If you’re freaking out about Lyme, can I encourage you with this—that anxiety may very well be physical. Something in your brain is off. Give yourself grace. Physical anxiety is not a sin any more than a common cold or flu, but just like any sickness, it can be a temptation to sin. And God always provides a way out. In the middle of weakness, there is such great grace to rest in His arms and just admit, “My brain and body are freaking out right now, but I want to trust You. Jesus, hold me and get me through.”

In the spring of 2017, I decided with Dr. Walsh’s counsel to quit the Cowden protocol—it’s expensive and didn’t seem to be doing me any good. That said, one thing I have learned with Lyme is that different things work for different people. It makes sense that the healthier you are in general, the better your body is going to fight Lyme. Build your immune system. Keep taking probiotics. Do all you can to be healthy. But, just because that supplement or that diet was someone else’s miracle cure does not mean it will work for you. It’s okay if it doesn’t. You will find with a good specialist’s help what does work for you. Keep positive because so much of the battle is in your brain.

In the spring and summer I also tried light therapy, which I think really helped me. I started taking the herbs Stephen Buhner recommends for Lyme. I refilled my antibiotics and did one more round. I try to be really careful with antibiotic use—follow a pulsing schedule, take a break in between rounds, take lots of probiotics. For me this mitigated the effects of antibiotics, and I experienced a lot of healing from them.

Ultimately, what has helped me and what hasn’t? It’s hard to always know for sure. I haven’t had a flare up since May, so I’ll take that as a sign that what I’m doing now is working! I still have a little bit of residual pain. Frequently I have thoughts like, “Whoa, my knee hurts” or “Ouch, my ankle” but often those thoughts are gone as quickly as they come. So I don’t know that I could say my Lyme is completely in remission, but I’m functional again. I can live and walk and care for my kids and work and do what I want to do. I have a very simple exercise routine, and I’m hoping maybe next year I can start running.

Does Lyme mean the end of your life? In a way, yes. Because it’s a beginning of a new life where you are braver. You are stronger. You are more aware of your body and spirit. You make healthier choices. You don’t take one darn thing for granted.

Don’t listen to the voices of denial that say chronic Lyme disease doesn’t exist—of course it does. Your suffering is validated and real. But also, don’t listen to the voices of fear that if you venture into the woods and never find that minuscule tick, you will be ruined. No, you won’t. You will find redemption in your suffering. You will find hope in the fight.

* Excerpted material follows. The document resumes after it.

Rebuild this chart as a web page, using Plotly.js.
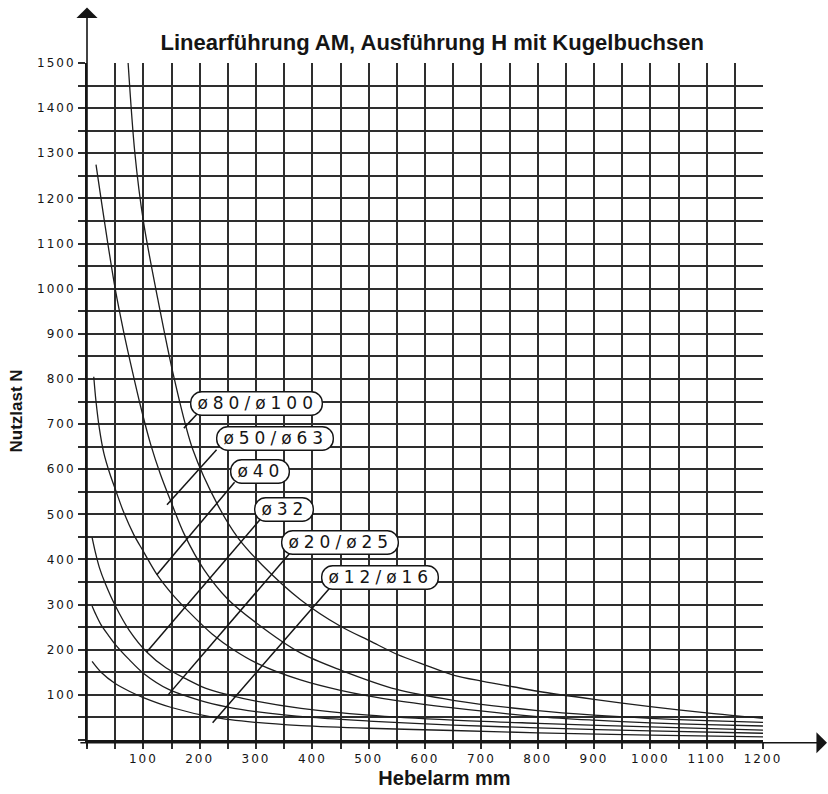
<!DOCTYPE html>
<html>
<head>
<meta charset="utf-8">
<script src="https://cdn.plot.ly/plotly-3.0.1.min.js"></script>
<style>
  html, body { margin: 0; padding: 0; background: #fff; }
  #chart { width: 828px; height: 794px; }
  .xtick text, .ytick text { letter-spacing: 2px; }
  .annotation-text { letter-spacing: 5px; }
</style>
</head>
<body>
<div id="chart"></div>
<script>
// ---- Data ----
const xTickVals = [100, 200, 300, 400, 500, 600, 700, 800, 900, 1000, 1100, 1200];
const yTickVals = [100, 200, 300, 400, 500, 600, 700, 800, 900, 1000, 1100, 1200, 1300, 1400, 1500];

// ø80/ø100
const x80 = [73, 85, 100, 126, 155, 188, 232, 268, 310, 379, 450, 503, 550, 603, 650, 703, 756, 800, 900, 1000, 1100, 1200];
const y80 = [1500, 1300, 1150, 975, 800, 643, 521, 448, 389, 311, 252, 219, 190, 165, 144, 130, 118, 108, 90, 74, 60, 48];
// ø50/ø63
const x50 = [16, 26, 37, 50, 65, 80, 95, 113, 130, 150, 173, 208, 250, 300, 379, 450, 550, 650, 800, 900, 1000, 1100, 1200];
const y50 = [1275, 1190, 1100, 1000, 905, 820, 740, 655, 590, 525, 455, 377, 312, 260, 193, 155, 112, 88, 65, 55, 48, 43, 39];
// ø40
const x40 = [12, 16, 22, 30, 40, 51, 65, 83, 100, 124, 150, 180, 222, 260, 305, 379, 450, 550, 650, 800, 900, 1000, 1100, 1200];
const y40 = [805, 750, 690, 635, 592, 553, 505, 455, 418, 367, 325, 285, 235, 200, 168, 133, 110, 87, 71, 52, 44, 38, 34, 31];
// ø32
const x32 = [9, 15, 22, 33, 50, 75, 106, 140, 175, 210, 251, 300, 380, 500, 650, 800, 1000, 1200];
const y32 = [449, 415, 382, 345, 298, 243, 195, 160, 136, 115, 100, 86, 70, 55, 44, 37, 29, 22];
// ø20/ø25
const x20 = [9, 15, 25, 38, 50, 75, 100, 145, 200, 250, 300, 400, 500, 650, 800, 1000, 1200];
const y20 = [297, 280, 255, 232, 212, 178, 148, 112, 88, 73, 63, 50, 42, 33, 27, 20, 15];
// ø12/ø16
const x12 = [9, 25, 50, 75, 100, 150, 225, 300, 380, 500, 650, 800, 1000, 1200];
const y12 = [174, 150, 125, 108, 94, 72, 50, 39, 32, 26, 21, 16, 11, 7];

const seriesNames = ['ø80/ø100', 'ø50/ø63', 'ø40', 'ø32', 'ø20/ø25', 'ø12/ø16'];
const seriesX = [x80, x50, x40, x32, x20, x12];
const seriesY = [y80, y50, y40, y32, y20, y12];

// Label boxes: centre, leader start (box corner) and leader end (on curve)
const labelPos = [
  { cx: 303, cy: 745, sx: 195, sy: 722, ex: 172, ey: 691 },
  { cx: 335, cy: 669, sx: 230, sy: 643, ex: 142, ey: 521 },
  { cx: 308, cy: 596, sx: 262, sy: 571, ex: 124, ey: 366 },
  { cx: 351, cy: 510, sx: 307, sy: 488, ex: 106, ey: 195 },
  { cx: 450, cy: 437, sx: 360, sy: 414, ex: 144, ey: 100 },
  { cx: 521, cy: 359, sx: 431, sy: 337, ex: 223, ey: 38 }
];

const INK = '#151515';
const GRID = '#2e2e2e';
const traces = seriesNames.map((n, i) => ({
  type: 'scatter', mode: 'lines', name: n,
  x: seriesX[i], y: seriesY[i],
  line: { color: '#1e1e1e', width: 1.3, shape: 'spline', smoothing: 0.9 },
  hoverinfo: 'skip', showlegend: false
}));

const shapes = labelPos.map(p => ({
  type: 'line', xref: 'x', yref: 'y',
  x0: p.sx, y0: p.sy, x1: p.ex, y1: p.ey,
  line: { color: INK, width: 1.5 }
}));

const annotations = labelPos.map((p, i) => ({
  x: p.cx, y: p.cy, xref: 'x', yref: 'y',
  text: seriesNames[i], showarrow: false,
  font: { family: 'DejaVu Sans', size: 17, color: INK },
  bgcolor: '#fff', bordercolor: INK, borderwidth: 1.4, borderpad: 1,
  xanchor: 'center', yanchor: 'middle'
}));
// axis arrows
annotations.push({
  xref: 'x', yref: 'paper', x: 0, y: 1.082, axref: 'x', ayref: 'paper', ax: 0, ay: -0.012,
  text: '', showarrow: true, arrowhead: 1, arrowsize: 2.2, arrowwidth: 1.6, arrowcolor: INK
});
annotations.push({
  xref: 'paper', yref: 'paper', x: 1.097, y: -0.004, axref: 'paper', ayref: 'paper', ax: -0.012, ay: -0.004,
  text: '', showarrow: true, arrowhead: 1, arrowsize: 2.2, arrowwidth: 1.6, arrowcolor: INK
});

const tickFont = { family: 'DejaVu Sans', size: 12, color: INK };
const layout = {
  width: 828, height: 794,
  margin: { l: 87, r: 65, t: 63, b: 54 },
  paper_bgcolor: '#fff', plot_bgcolor: '#fff',
  title: {
    text: '<b>Linearführung AM, Ausführung H mit Kugelbuchsen</b>',
    x: 0.522, xanchor: 'center', xref: 'container',
    y: 0.947, yanchor: 'middle', yref: 'container',
    font: { family: 'Liberation Sans', size: 22, color: INK }
  },
  xaxis: {
    range: [0, 1200], tickvals: xTickVals, ticktext: xTickVals.map(String),
    showgrid: true, gridcolor: GRID, gridwidth: 2,
    ticks: 'outside', ticklen: 7, tickwidth: 2, tickcolor: GRID,
    minor: { tick0: 0, dtick: 50, showgrid: true, gridcolor: GRID, gridwidth: 2, ticks: 'outside', ticklen: 7, tickwidth: 2, tickcolor: GRID },
    showline: true, linecolor: INK, linewidth: 2, zeroline: false,
    tickfont: tickFont, fixedrange: true,
    title: { text: '&nbsp;&nbsp;&nbsp;&nbsp;&nbsp;&nbsp;&nbsp;<b>Hebelarm mm</b>', font: { family: 'Liberation Sans', size: 20, color: INK }, standoff: 6 }
  },
  yaxis: {
    range: [0, 1500], tickvals: yTickVals, ticktext: yTickVals.map(String),
    showgrid: true, gridcolor: GRID, gridwidth: 2,
    ticks: 'outside', ticklen: 7, tickwidth: 2, tickcolor: GRID,
    minor: { tick0: 0, dtick: 50, showgrid: true, gridcolor: GRID, gridwidth: 2, ticks: 'outside', ticklen: 7, tickwidth: 2, tickcolor: GRID },
    showline: true, linecolor: INK, linewidth: 2, zeroline: false,
    tickfont: tickFont, fixedrange: true,
    title: { text: '<b>Nutzlast N</b>&nbsp;&nbsp;&nbsp;&nbsp;', font: { family: 'Liberation Sans', size: 17, color: INK }, standoff: 10 }
  },
  shapes: shapes,
  annotations: annotations
};

Plotly.newPlot('chart', traces, layout, { displayModeBar: false, staticPlot: true }).then(() => {
  document.querySelectorAll('.annotation rect.bg').forEach(r => {
    const x = parseFloat(r.getAttribute('x') || '0');
    const w = parseFloat(r.getAttribute('width') || '0');
    if (w > 4) {
      r.setAttribute('x', x - 5);
      r.setAttribute('width', w + 8);
    }
    r.setAttribute('rx', 11); r.setAttribute('ry', 11);
  });
});
</script>
</body>
</html>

  1. Thank you, Lisa, for spelling this out play by play...I'm grateful for your positive, warrior, attitude! And for not giving up! I'm praying you will experience TOTAL healing in every area, and I know you already look back on the lessons learned, with gratitude! Lots of Love, Mother :)

  2. I have had debilitating symptoms from Lyme and mold exposure for the past 6 years. I'm crawling across the calendar to the New Year of 2018, and wondering how much longer God will sustain this body. I am glad you haven't had (or at least didn't mention) the neurological symptoms and nervous system dysfunction that can accompany the other stuff. Hopefully 2018 will be a year of renewed strength and health for you as you continue to heal from your bout with cancer! :-)

    1. I am so sorry about your struggle with Lyme, Rebekah. I pray for healing for you. I did struggle with Lyme-related anxiety and depression, but not nearly as badly as I know many do.